--- START OF SUPPLIED INFORMATION ---

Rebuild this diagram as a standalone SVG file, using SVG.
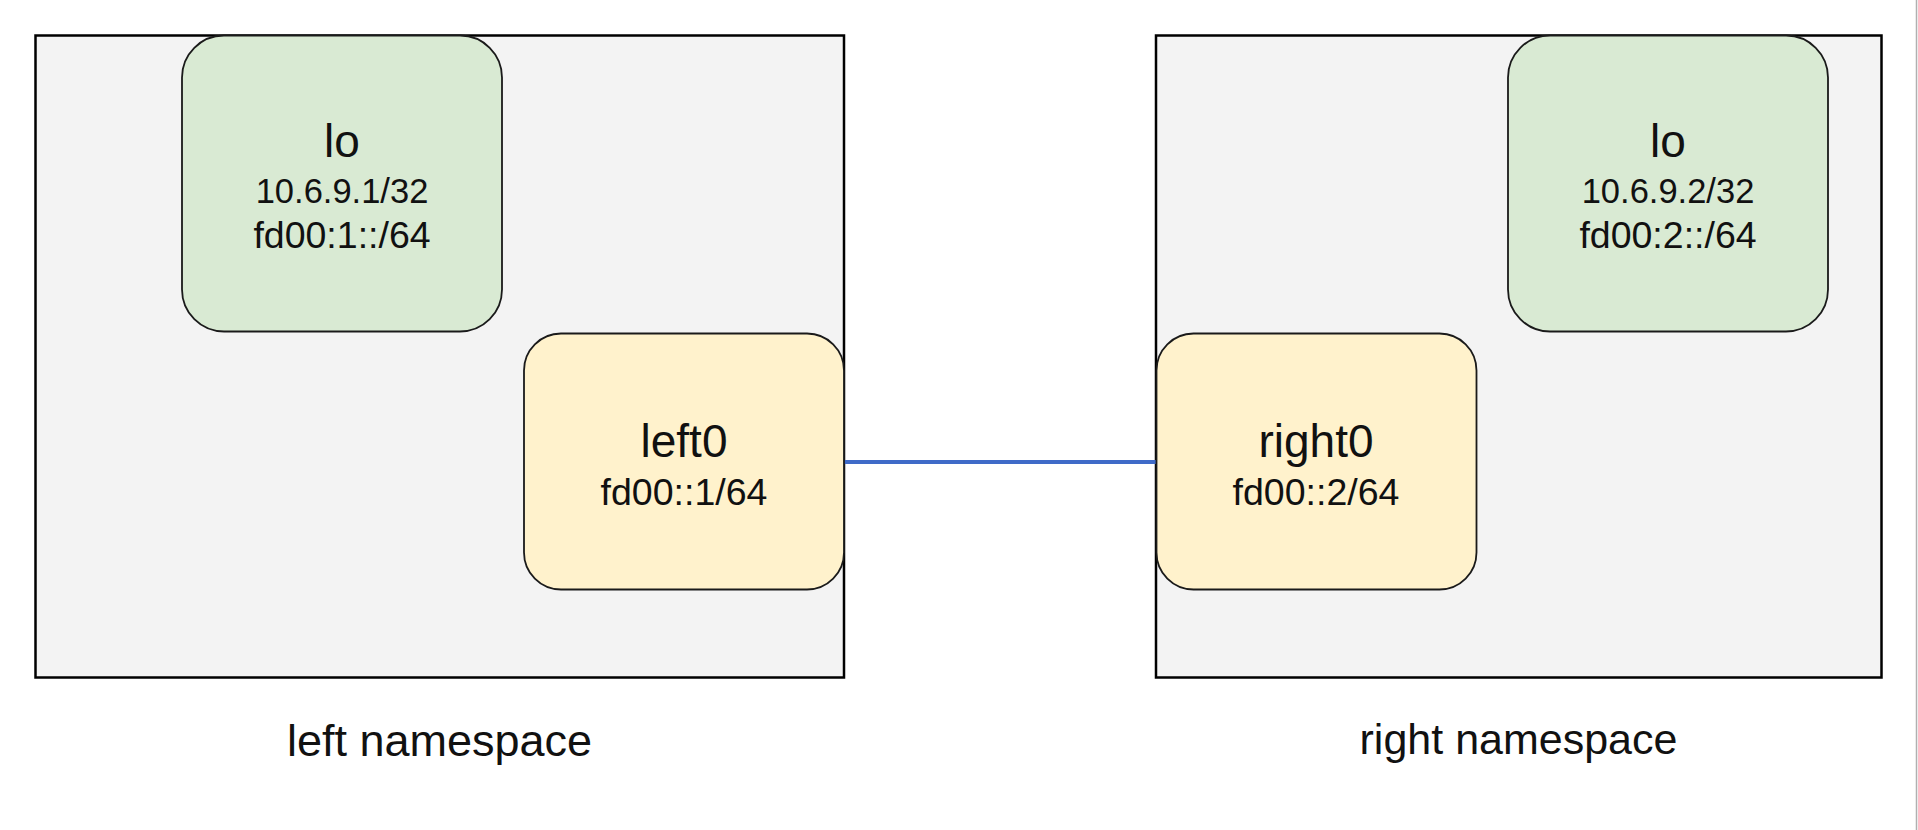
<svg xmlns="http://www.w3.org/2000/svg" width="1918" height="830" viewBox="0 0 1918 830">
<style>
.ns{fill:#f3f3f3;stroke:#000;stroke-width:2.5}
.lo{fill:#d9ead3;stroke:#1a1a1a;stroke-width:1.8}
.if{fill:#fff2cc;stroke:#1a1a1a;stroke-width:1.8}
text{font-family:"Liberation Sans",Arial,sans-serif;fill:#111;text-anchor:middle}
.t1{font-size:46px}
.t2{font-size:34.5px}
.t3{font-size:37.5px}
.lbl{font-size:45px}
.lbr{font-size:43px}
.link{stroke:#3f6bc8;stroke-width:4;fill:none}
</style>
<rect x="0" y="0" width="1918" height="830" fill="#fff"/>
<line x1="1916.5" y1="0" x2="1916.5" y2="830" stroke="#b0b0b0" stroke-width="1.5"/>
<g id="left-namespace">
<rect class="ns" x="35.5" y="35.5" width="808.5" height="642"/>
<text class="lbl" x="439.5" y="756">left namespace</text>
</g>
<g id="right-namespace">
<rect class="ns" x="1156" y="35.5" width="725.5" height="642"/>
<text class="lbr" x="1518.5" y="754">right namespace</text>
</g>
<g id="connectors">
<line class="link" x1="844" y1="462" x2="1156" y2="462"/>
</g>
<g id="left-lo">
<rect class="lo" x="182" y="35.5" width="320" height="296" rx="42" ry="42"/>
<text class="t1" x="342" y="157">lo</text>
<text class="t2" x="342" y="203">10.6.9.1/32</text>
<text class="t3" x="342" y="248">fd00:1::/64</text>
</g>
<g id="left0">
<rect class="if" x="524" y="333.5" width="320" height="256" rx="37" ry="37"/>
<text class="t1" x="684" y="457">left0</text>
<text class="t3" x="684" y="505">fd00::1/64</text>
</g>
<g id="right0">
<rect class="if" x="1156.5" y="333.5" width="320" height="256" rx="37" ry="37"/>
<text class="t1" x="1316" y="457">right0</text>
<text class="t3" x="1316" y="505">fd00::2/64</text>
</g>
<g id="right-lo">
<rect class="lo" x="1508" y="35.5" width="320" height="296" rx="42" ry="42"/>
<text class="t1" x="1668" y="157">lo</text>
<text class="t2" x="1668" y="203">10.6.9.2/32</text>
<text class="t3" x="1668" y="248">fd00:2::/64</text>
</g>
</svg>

--- END OF SUPPLIED INFORMATION ---

**YOUR OBJECTIVE:** Retype the whole listing exactly and leave the pictures out.

**ANSWER:**
Rebuild this diagram as a standalone SVG file, using SVG.
<svg xmlns="http://www.w3.org/2000/svg" width="1918" height="830" viewBox="0 0 1918 830">
<style>
.ns{fill:#f3f3f3;stroke:#000;stroke-width:2.5}
.lo{fill:#d9ead3;stroke:#1a1a1a;stroke-width:1.8}
.if{fill:#fff2cc;stroke:#1a1a1a;stroke-width:1.8}
text{font-family:"Liberation Sans",Arial,sans-serif;fill:#111;text-anchor:middle}
.t1{font-size:46px}
.t2{font-size:34.5px}
.t3{font-size:37.5px}
.lbl{font-size:45px}
.lbr{font-size:43px}
.link{stroke:#3f6bc8;stroke-width:4;fill:none}
</style>
<rect x="0" y="0" width="1918" height="830" fill="#fff"/>
<line x1="1916.5" y1="0" x2="1916.5" y2="830" stroke="#b0b0b0" stroke-width="1.5"/>
<g id="left-namespace">
<rect class="ns" x="35.5" y="35.5" width="808.5" height="642"/>
<text class="lbl" x="439.5" y="756">left namespace</text>
</g>
<g id="right-namespace">
<rect class="ns" x="1156" y="35.5" width="725.5" height="642"/>
<text class="lbr" x="1518.5" y="754">right namespace</text>
</g>
<g id="connectors">
<line class="link" x1="844" y1="462" x2="1156" y2="462"/>
</g>
<g id="left-lo">
<rect class="lo" x="182" y="35.5" width="320" height="296" rx="42" ry="42"/>
<text class="t1" x="342" y="157">lo</text>
<text class="t2" x="342" y="203">10.6.9.1/32</text>
<text class="t3" x="342" y="248">fd00:1::/64</text>
</g>
<g id="left0">
<rect class="if" x="524" y="333.5" width="320" height="256" rx="37" ry="37"/>
<text class="t1" x="684" y="457">left0</text>
<text class="t3" x="684" y="505">fd00::1/64</text>
</g>
<g id="right0">
<rect class="if" x="1156.5" y="333.5" width="320" height="256" rx="37" ry="37"/>
<text class="t1" x="1316" y="457">right0</text>
<text class="t3" x="1316" y="505">fd00::2/64</text>
</g>
<g id="right-lo">
<rect class="lo" x="1508" y="35.5" width="320" height="296" rx="42" ry="42"/>
<text class="t1" x="1668" y="157">lo</text>
<text class="t2" x="1668" y="203">10.6.9.2/32</text>
<text class="t3" x="1668" y="248">fd00:2::/64</text>
</g>
</svg>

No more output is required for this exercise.